Water fountains are typically put up as a public amenity, and are intended at
least in part for those who would otherwise not be able to water themselves.
This would lock the neediest people out of an essential resource.

I mean - what possible benefit is there to me to have to sign up and have my
identity logged in order to drink water? Oh, none. What benefit is there to
eugenics, social exclusion, and racial cleansing? Plenty.

It's not about improving accessibility drinking water, it's about locking an
entire sector of the Israeli populace (ethnic Palestinians) out of clean
potable water.

------
ds9
"My recommendation is to plan privacy ahead. Think of your product as
something that should not 'keep everything, analyze later' but 'keep what we
must, and dump the rest'."

This is what we call "solving the wrong problem". Yes, those observations are
good ones (albeit obvious) for anyone seeking to design a privacy-respecting
service. But how do we get anyone to do that?

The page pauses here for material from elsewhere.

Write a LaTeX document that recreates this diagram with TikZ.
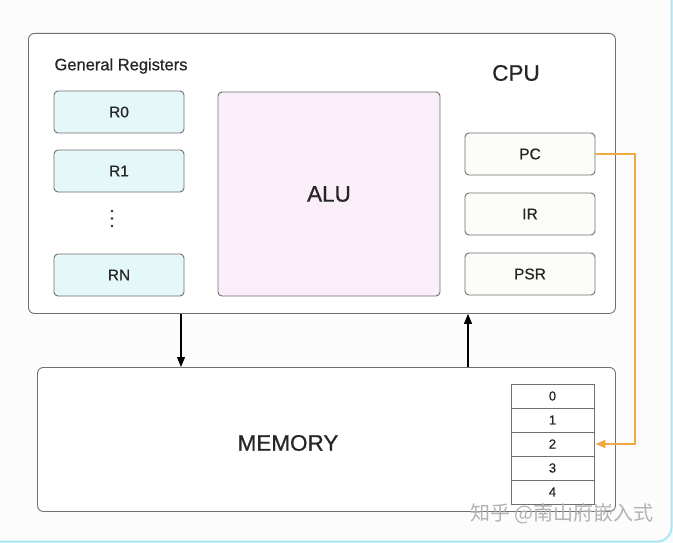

As long as companies are profit-oriented and legally able to do so, they will
data-mine everyone as far as they can. What can be done about this? The author
has nothing to say on this latter question.

------
masaladosa
While the article starts with a sort of moralistic and noble sentiment it has
very little to do with privacy. It's more concerned with reducing risk for the
company than increasing privacy for its clients. It's a happy coincidence that
both company and clients are benefitting in the scenario described.